La République nous appelle ! A Sète...

La République nous appelle !

PAR HERVE LE BLANCHE

De 1852 à 1870, une majorité de Sétois resta irréconciliable par rapport au Second Empire. L'évolution du régime sur le plan politique et sur le plan social ne rapprocha pas les Sétois de l'Empire. Grèves, manifestations d'opposition politique se succèdent, jusqu'à la proclamation de la République, à Sète.

Foule, Manifestation, Drapeau, Homme

Au milieu du XIXè siècle, l'agglomération sétoise est un organisme vivant. Sociétés artistiques, musicales (Harmonie et Orphéon), Alcazar et théâtres animent la vie de la cité. En dehors des cérémonies officielles célébrant les victoires impériales, huit grandes fêtes annuelles marquent le calendrier, profanes ou religieuses. Du "Grand 19" (septembre) de Notre Dame de la Salette au lundi des tonneliers et le dimanche de la Saint Louis (fin août), entre autres réjouissances. Avec cela , joutes et bains de mer participent de la "civilisation sétoise".

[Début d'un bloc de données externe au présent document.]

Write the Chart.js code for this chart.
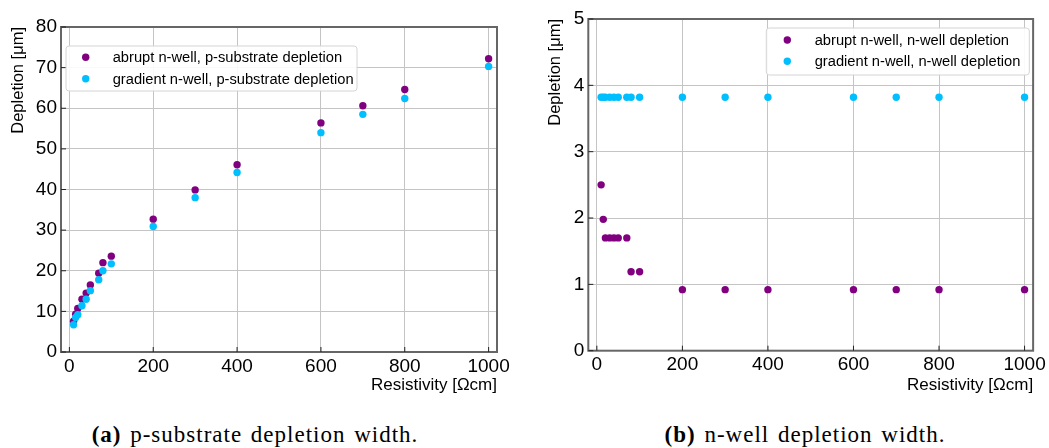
<!DOCTYPE html>
<html>
<head>
<meta charset="utf-8">
<script src="https://cdn.jsdelivr.net/npm/chart.js@4.4.0/dist/chart.umd.min.js"></script>
<style>
  body { margin: 0; background: #fff; width: 1049px; height: 448px; position: relative; overflow: hidden; }
  .box { position: absolute; top: 0; width: 520px; height: 400px; }
  .cap { position: absolute; top: 422px; width: 520px; text-align: center; font-family: "Liberation Serif", serif; font-size: 23px; letter-spacing: 1px; word-spacing: 2px; color: #000; }
</style>
</head>
<body>
<div class="box" style="left:0"><canvas id="chartA"></canvas></div>
<div class="box" style="left:529px"><canvas id="chartB"></canvas></div>
<div class="cap" style="left:-5px"><b>(a)</b> p-substrate depletion width.</div>
<div class="cap" style="left:545px"><b>(b)</b> n-well depletion width.</div>
<script>
// data
const resistivity = [10, 15, 20, 30, 40, 50, 70, 80, 100, 200, 300, 400, 600, 700, 800, 1000];
const abruptSubstrate = [7.6, 9.3, 10.7, 13.0, 14.5, 16.5, 19.4, 22.0, 23.6, 32.7, 39.9, 46.1, 56.4, 60.6, 64.6, 72.2];
const gradientSubstrate = [6.7, 8.5, 9.2, 11.4, 13.0, 15.1, 17.8, 20.0, 21.7, 30.9, 38.0, 44.2, 54.0, 58.5, 62.4, 70.3];
const abruptWell = [2.5, 1.98, 1.7, 1.7, 1.7, 1.7, 1.7, 1.19, 1.19, 0.92, 0.92, 0.92, 0.92, 0.92, 0.92, 0.92];
const gradientWell = [3.82, 3.82, 3.82, 3.82, 3.82, 3.82, 3.82, 3.82, 3.82, 3.82, 3.82, 3.82, 3.82, 3.82, 3.82, 3.82];

const xTicks = [0, 200, 400, 600, 800, 1000];
const yTicksA = [0, 10, 20, 30, 40, 50, 60, 70, 80];
const yTicksB = [0, 1, 2, 3, 4, 5];

const PURPLE = '#800080';
const CYAN = '#00bfff';
const FONT = '"Liberation Sans", Arial, sans-serif';

function points(ys) {
    return resistivity.map((x, i) => ({ x: x, y: ys[i] }));
}

// frame round the plot area with inward ticks
const framePlugin = {
    id: 'frame',
    beforeDatasetsDraw(chart) {
        const { ctx, chartArea: a } = chart;
        ctx.save();
        ctx.strokeStyle = '#666';
        ctx.lineWidth = 2;
        ctx.strokeRect(a.left, a.top, a.right - a.left, a.bottom - a.top);
        ctx.strokeStyle = '#222';
        ctx.lineWidth = 1;
        ctx.beginPath();
        chart.scales.x.ticks.forEach(t => {
            const px = chart.scales.x.getPixelForValue(t.value);
            ctx.moveTo(px, a.bottom);
            ctx.lineTo(px, a.bottom - 5);
        });
        chart.scales.y.ticks.forEach(t => {
            const py = chart.scales.y.getPixelForValue(t.value);
            ctx.moveTo(a.left, py);
            ctx.lineTo(a.left + 5, py);
        });
        ctx.stroke();
        ctx.restore();
    }
};

// matplotlib-like legend box
const boxLegend = {
    id: 'boxLegend',
    afterDatasetsDraw(chart, args, o) {
        const ctx = chart.ctx;
        ctx.save();
        ctx.beginPath();
        ctx.roundRect(o.x, o.y, o.w, o.h, 3);
        ctx.fillStyle = 'rgba(255,255,255,0.9)';
        ctx.fill();
        ctx.strokeStyle = '#d4d4d4';
        ctx.lineWidth = 1;
        ctx.stroke();
        ctx.font = '14.7px ' + FONT;
        ctx.textBaseline = 'middle';
        chart.data.datasets.forEach((ds, i) => {
            const yy = o.rowY + i * o.dy;
            ctx.beginPath();
            ctx.arc(o.markX, yy, 3.7, 0, Math.PI * 2);
            ctx.fillStyle = ds.backgroundColor;
            ctx.fill();
            ctx.fillStyle = '#000';
            ctx.fillText(ds.label, o.textX, yy + 1);
        });
        ctx.restore();
    }
};

function makeChart(id, sets, yTicks, yMax, lay) {
    return new Chart(document.getElementById(id), {
        type: 'scatter',
        data: {
            datasets: sets.map((s, i) => ({
                label: s.label,
                data: points(s.values),
                backgroundColor: s.color,
                borderWidth: 0,
                pointRadius: 3.7,
                pointHoverRadius: 3.7,
                order: sets.length - i
            }))
        },
        options: {
            responsive: true,
            maintainAspectRatio: false,
            animation: false,
            layout: { padding: { top: lay.top, right: lay.right, left: 0, bottom: 0 } },
            plugins: {
                legend: { display: false },
                tooltip: { enabled: false },
                boxLegend: lay.legend
            },
            scales: {
                x: {
                    type: 'linear',
                    min: -20,
                    max: 1020,
                    afterBuildTicks: s => { s.ticks = xTicks.map(v => ({ value: v })); },
                    afterFit: s => { s.height = lay.xHeight; },
                    grid: { color: '#c4c4c4', lineWidth: 1, drawTicks: false },
                    border: { display: false },
                    ticks: {
                        padding: 3, color: '#000', autoSkip: false, maxRotation: 0,
                        font: { family: FONT, size: 19 },
                        callback: v => String(v)
                    },
                    title: {
                        display: true, text: 'Resistivity [Ωcm]', align: 'end', color: '#000',
                        font: { family: FONT, size: 17 },
                        padding: { top: 0, bottom: 4 }
                    }
                },
                y: {
                    type: 'linear',
                    min: 0,
                    max: yMax,
                    afterBuildTicks: s => { s.ticks = yTicks.map(v => ({ value: v })); },
                    afterFit: s => { s.width = lay.yWidth; },
                    grid: { color: '#c4c4c4', lineWidth: 1, drawTicks: false },
                    border: { display: false },
                    ticks: {
                        padding: 4, color: '#000',
                        font: { family: FONT, size: 19 },
                        callback: v => String(v)
                    },
                    title: {
                        display: true, text: 'Depletion [μm]', align: 'end', color: '#000',
                        font: { family: FONT, size: 16.5 },
                        padding: { top: lay.yTitlePad, bottom: 0 }
                    }
                }
            }
        },
        plugins: [framePlugin, boxLegend]
    });
}

makeChart('chartA', [
    { label: 'abrupt n-well, p-substrate depletion', values: abruptSubstrate, color: PURPLE },
    { label: 'gradient n-well, p-substrate depletion', values: gradientSubstrate, color: CYAN }
], yTicksA, 80, {
    top: 27, right: 23, xHeight: 48, yWidth: 61, yTitlePad: 9,
    legend: { x: 66, y: 46, w: 291, h: 45, markX: 85.7, rowY: 57.3, dy: 21.4, textX: 112.7 }
});

makeChart('chartB', [
    { label: 'abrupt n-well, n-well depletion', values: abruptWell, color: PURPLE },
    { label: 'gradient n-well, n-well depletion', values: gradientWell, color: CYAN }
], yTicksB, 5, {
    top: 19, right: 15.7, xHeight: 49.3, yWidth: 59.3, yTitlePad: 16.7,
    legend: { x: 237.3, y: 28, w: 263, h: 47, markX: 258.3, rowY: 40, dy: 21.3, textX: 285.7 }
});
</script>
</body>
</html>
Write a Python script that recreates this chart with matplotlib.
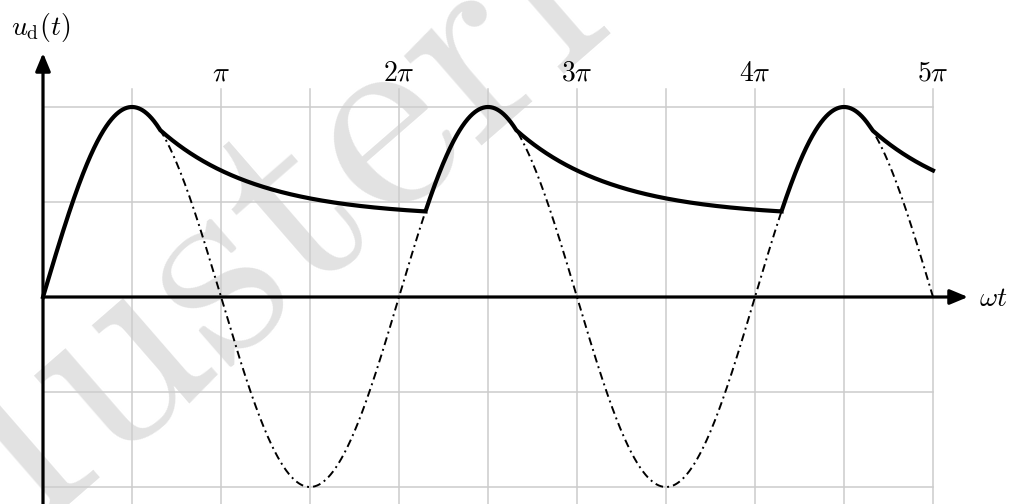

Et si le sort de la classe ouvrière reste dur, les "sociétés de secours mutuel fleurissent sous le Second Empire" (J.J. Vidal, Histoire de Sète, Privat 1988). Elles doivent rester "apolitiques", sinon elles sont dissoutes. En fait, elles ne doivent ni appeler à la grève, ni la soutenir. Pour le pouvoir, elles doivent rester caritatives. On remarque la Société de bienfaisance dirigée par 4 religieuses de Saint Vincent de Paul, la Société des charpentiers (de marine), celles des vignerons, des marins, des calfats. En 1864, prend corps la Société Sainte Eugénie, à l'initiative du conseil municipal, bénéficiant d'une subvention gouvernementale. Ce fait caractérise bien le visage social du régime, marqué par le loi du 25 mai 1864 qui fait que la grève n'est plus un délit.

Parallèlement, l'Empire entame son évolution libérale.

Sète, ville ouvrière avec 5 600 "prolétaires et domestiques" pour une population active de 8 500 personnes, va-t-elle se laisser séduire par les grâces impériales ? Selon certains (F. Caron, La France des patriotes, Histoire de France, Fayard, T3), Napoléon III, en visionnaire, aurait posé les bases de la démocratie politique et sociale. A Sète, en 1866, sa politique extérieure "inquiète toute l'opinion". La police note que la Saint Napoléon est mal fêtée. Dès 1868, tout un bouillonnement démocratique inspire manifestations et violences pouvant aller jusqu'à l'émeute. Les grèves dures se multiplient même chez les tonneliers. Ceux-ci sont importants en nombre.

Ouvriers libres travaillant chez eux à façon ou ouvriers des grands ateliers, ils sont plus d'un millier. Le transport des vins et alcools se fait à futaille perdue et tout mouvement social prend de l'importance. Aux élections de 1869, contre le candidat officiel (Coste-Fleuret) se présente une étoile montante du parti républicain (et par ailleurs philosophe spiritualiste) Jules Simon. Il triomphe sur la scène du théâtre de Sète, plein à craquer. Il ne remporte pas la circonscription, mais réunit 4 033 voix à Sète pour 881 à Coste-Fleuret !

Et lorsque, voulant couronner l'édifice libéral, Napoléon III demande d'approuver par référendum ses réformes, Sète répond : non. Les Sétois avaient refusé la réconciliation avec l'Empire.